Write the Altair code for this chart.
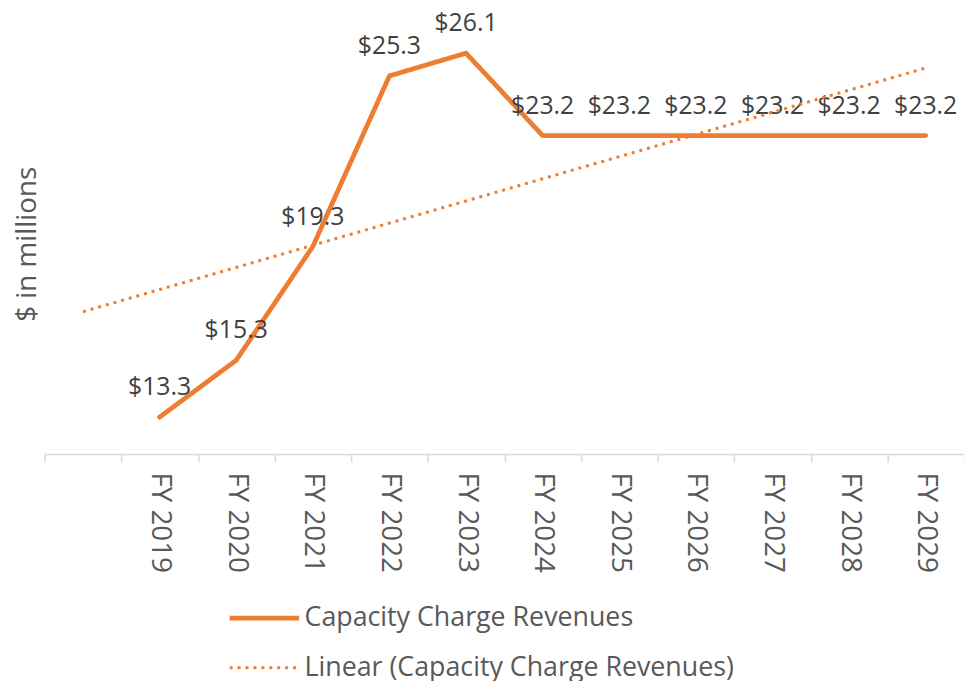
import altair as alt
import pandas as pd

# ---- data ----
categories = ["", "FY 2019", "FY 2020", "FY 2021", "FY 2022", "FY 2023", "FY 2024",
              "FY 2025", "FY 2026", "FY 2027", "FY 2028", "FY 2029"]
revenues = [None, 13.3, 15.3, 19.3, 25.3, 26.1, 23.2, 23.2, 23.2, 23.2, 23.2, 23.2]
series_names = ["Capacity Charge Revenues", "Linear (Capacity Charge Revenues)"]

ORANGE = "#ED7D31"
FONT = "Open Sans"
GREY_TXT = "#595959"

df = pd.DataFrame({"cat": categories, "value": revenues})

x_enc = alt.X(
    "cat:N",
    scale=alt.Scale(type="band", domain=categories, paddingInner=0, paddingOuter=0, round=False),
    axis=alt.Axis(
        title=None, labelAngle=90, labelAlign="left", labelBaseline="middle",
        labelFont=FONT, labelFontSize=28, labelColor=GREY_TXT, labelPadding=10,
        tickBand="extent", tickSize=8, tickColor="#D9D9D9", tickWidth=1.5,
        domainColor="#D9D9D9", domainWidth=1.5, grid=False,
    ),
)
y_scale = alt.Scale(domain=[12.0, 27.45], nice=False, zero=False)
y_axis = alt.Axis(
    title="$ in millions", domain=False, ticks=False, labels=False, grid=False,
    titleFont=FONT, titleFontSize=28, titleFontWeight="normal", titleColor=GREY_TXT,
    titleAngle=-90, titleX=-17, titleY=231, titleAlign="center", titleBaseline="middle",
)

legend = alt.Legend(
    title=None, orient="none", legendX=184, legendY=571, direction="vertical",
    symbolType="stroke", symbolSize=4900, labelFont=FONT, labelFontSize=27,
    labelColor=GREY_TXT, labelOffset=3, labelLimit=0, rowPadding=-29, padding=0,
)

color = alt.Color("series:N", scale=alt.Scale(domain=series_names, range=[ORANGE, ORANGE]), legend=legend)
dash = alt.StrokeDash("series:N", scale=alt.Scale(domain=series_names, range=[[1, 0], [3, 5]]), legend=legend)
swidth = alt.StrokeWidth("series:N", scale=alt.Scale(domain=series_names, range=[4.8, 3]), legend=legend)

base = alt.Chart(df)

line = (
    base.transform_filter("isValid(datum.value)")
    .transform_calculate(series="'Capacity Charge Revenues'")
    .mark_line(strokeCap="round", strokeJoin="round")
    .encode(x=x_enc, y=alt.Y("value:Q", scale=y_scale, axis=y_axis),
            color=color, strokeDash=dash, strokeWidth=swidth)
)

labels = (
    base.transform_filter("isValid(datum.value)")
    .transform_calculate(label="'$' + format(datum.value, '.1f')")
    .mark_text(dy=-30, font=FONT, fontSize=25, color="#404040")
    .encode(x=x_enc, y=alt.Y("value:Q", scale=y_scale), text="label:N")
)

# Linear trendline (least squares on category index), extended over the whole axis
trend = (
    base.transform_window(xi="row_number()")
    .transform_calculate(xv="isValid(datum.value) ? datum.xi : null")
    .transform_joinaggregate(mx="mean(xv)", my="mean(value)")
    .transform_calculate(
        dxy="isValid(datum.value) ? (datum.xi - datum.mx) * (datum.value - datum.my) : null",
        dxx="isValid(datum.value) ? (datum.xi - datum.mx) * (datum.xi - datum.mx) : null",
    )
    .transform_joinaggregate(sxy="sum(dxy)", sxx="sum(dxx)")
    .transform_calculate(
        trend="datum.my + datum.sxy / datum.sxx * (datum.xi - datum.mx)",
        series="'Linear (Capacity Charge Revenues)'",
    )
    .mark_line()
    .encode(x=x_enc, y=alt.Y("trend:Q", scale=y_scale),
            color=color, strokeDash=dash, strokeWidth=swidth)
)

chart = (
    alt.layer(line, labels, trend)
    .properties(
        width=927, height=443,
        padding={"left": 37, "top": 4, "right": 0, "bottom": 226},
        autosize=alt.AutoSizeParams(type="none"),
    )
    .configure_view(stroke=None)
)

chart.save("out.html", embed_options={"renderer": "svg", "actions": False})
-- -- --
**BRIEF**
Omit the pictures and give the material again, exactly and in full.

**THE COMPLETED TASK**
Write the Altair code for this chart.
import altair as alt
import pandas as pd

# ---- data ----
categories = ["", "FY 2019", "FY 2020", "FY 2021", "FY 2022", "FY 2023", "FY 2024",
              "FY 2025", "FY 2026", "FY 2027", "FY 2028", "FY 2029"]
revenues = [None, 13.3, 15.3, 19.3, 25.3, 26.1, 23.2, 23.2, 23.2, 23.2, 23.2, 23.2]
series_names = ["Capacity Charge Revenues", "Linear (Capacity Charge Revenues)"]

ORANGE = "#ED7D31"
FONT = "Open Sans"
GREY_TXT = "#595959"

df = pd.DataFrame({"cat": categories, "value": revenues})

x_enc = alt.X(
    "cat:N",
    scale=alt.Scale(type="band", domain=categories, paddingInner=0, paddingOuter=0, round=False),
    axis=alt.Axis(
        title=None, labelAngle=90, labelAlign="left", labelBaseline="middle",
        labelFont=FONT, labelFontSize=28, labelColor=GREY_TXT, labelPadding=10,
        tickBand="extent", tickSize=8, tickColor="#D9D9D9", tickWidth=1.5,
        domainColor="#D9D9D9", domainWidth=1.5, grid=False,
    ),
)
y_scale = alt.Scale(domain=[12.0, 27.45], nice=False, zero=False)
y_axis = alt.Axis(
    title="$ in millions", domain=False, ticks=False, labels=False, grid=False,
    titleFont=FONT, titleFontSize=28, titleFontWeight="normal", titleColor=GREY_TXT,
    titleAngle=-90, titleX=-17, titleY=231, titleAlign="center", titleBaseline="middle",
)

legend = alt.Legend(
    title=None, orient="none", legendX=184, legendY=571, direction="vertical",
    symbolType="stroke", symbolSize=4900, labelFont=FONT, labelFontSize=27,
    labelColor=GREY_TXT, labelOffset=3, labelLimit=0, rowPadding=-29, padding=0,
)

color = alt.Color("series:N", scale=alt.Scale(domain=series_names, range=[ORANGE, ORANGE]), legend=legend)
dash = alt.StrokeDash("series:N", scale=alt.Scale(domain=series_names, range=[[1, 0], [3, 5]]), legend=legend)
swidth = alt.StrokeWidth("series:N", scale=alt.Scale(domain=series_names, range=[4.8, 3]), legend=legend)

base = alt.Chart(df)

line = (
    base.transform_filter("isValid(datum.value)")
    .transform_calculate(series="'Capacity Charge Revenues'")
    .mark_line(strokeCap="round", strokeJoin="round")
    .encode(x=x_enc, y=alt.Y("value:Q", scale=y_scale, axis=y_axis),
            color=color, strokeDash=dash, strokeWidth=swidth)
)

labels = (
    base.transform_filter("isValid(datum.value)")
    .transform_calculate(label="'$' + format(datum.value, '.1f')")
    .mark_text(dy=-30, font=FONT, fontSize=25, color="#404040")
    .encode(x=x_enc, y=alt.Y("value:Q", scale=y_scale), text="label:N")
)

# Linear trendline (least squares on category index), extended over the whole axis
trend = (
    base.transform_window(xi="row_number()")
    .transform_calculate(xv="isValid(datum.value) ? datum.xi : null")
    .transform_joinaggregate(mx="mean(xv)", my="mean(value)")
    .transform_calculate(
        dxy="isValid(datum.value) ? (datum.xi - datum.mx) * (datum.value - datum.my) : null",
        dxx="isValid(datum.value) ? (datum.xi - datum.mx) * (datum.xi - datum.mx) : null",
    )
    .transform_joinaggregate(sxy="sum(dxy)", sxx="sum(dxx)")
    .transform_calculate(
        trend="datum.my + datum.sxy / datum.sxx * (datum.xi - datum.mx)",
        series="'Linear (Capacity Charge Revenues)'",
    )
    .mark_line()
    .encode(x=x_enc, y=alt.Y("trend:Q", scale=y_scale),
            color=color, strokeDash=dash, strokeWidth=swidth)
)

chart = (
    alt.layer(line, labels, trend)
    .properties(
        width=927, height=443,
        padding={"left": 37, "top": 4, "right": 0, "bottom": 226},
        autosize=alt.AutoSizeParams(type="none"),
    )
    .configure_view(stroke=None)
)

chart.save("out.html", embed_options={"renderer": "svg", "actions": False})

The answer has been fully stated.